PDF Statement
Architectural historians advance public discourse on the built environment and promote informed discussion of the histories, meanings, and values it embodies. Often this involves challenging interpretations that are reductive or unfounded and calling attention to more expansive or alternative narratives through teaching, research, exhibitions, and public scholarship.
This responsibility cannot be fulfilled without the full protection of academic freedom. The American Association of University Professors has long
affirmed that “the common good depends upon the free search for truth and its free exposition.” At a moment when the very notion of truth is being obfuscated in political discourse, the work of scholars is being undercut by calls from both outside and inside the academic community to suppress certain points of view and to shield students from content they might find disagreeable. The chilling atmosphere threatening to stifle scholarly inquiry has especially serious consequences for those whose position in the academy is already precarious, including contingent or adjunct faculty, who account for an increasing share of the profession.

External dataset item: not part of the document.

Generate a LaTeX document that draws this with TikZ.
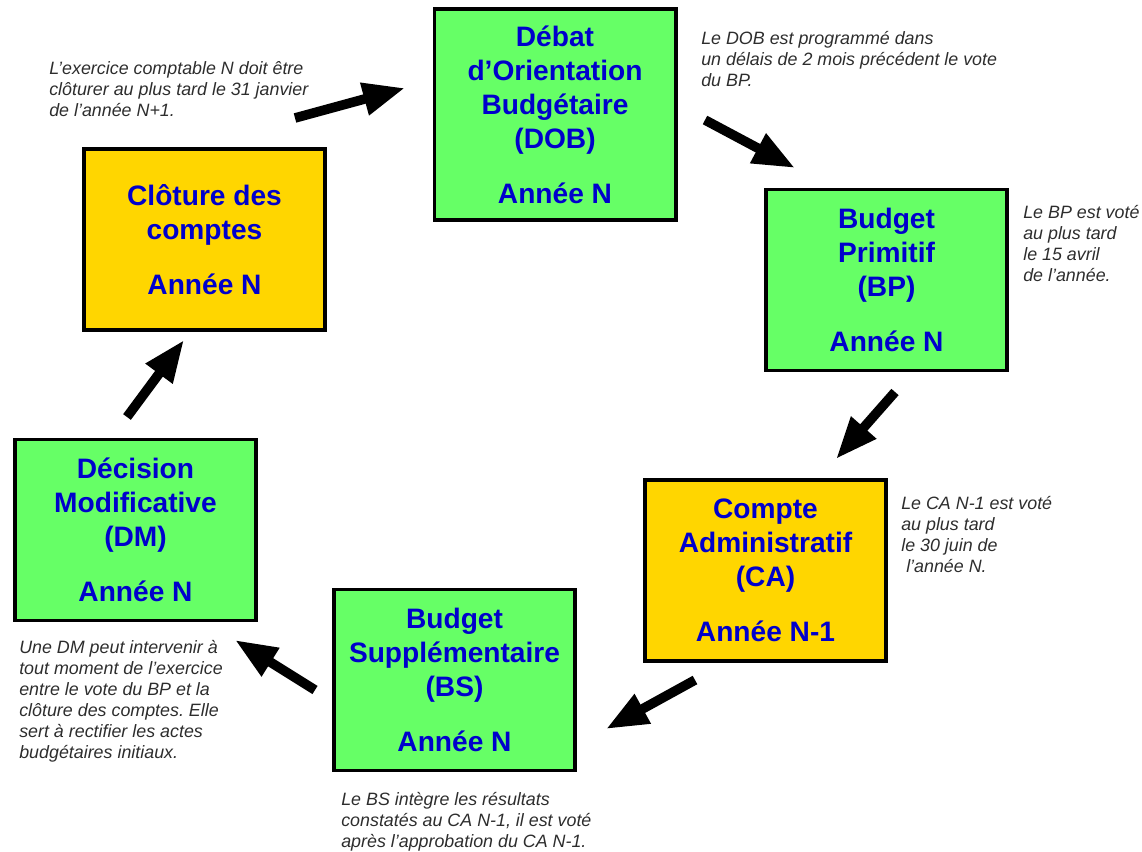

In view of these current pressures, the Board of Directors of SAH reaffirms our support for freedom of inquiry for both faculty and students, and our opposition to all forms of academic censorship, intimidation, and retaliation. We believe that an academic culture of robust interchange is vital to sustaining an intellectual and civic realm in which ideas, including dissenting ones, can flourish. We embrace SAH’s ongoing role as a forum for open debate on all matters concerning the history of the built environment.
Approved by the SAH Board of Directors on April 12, 2023.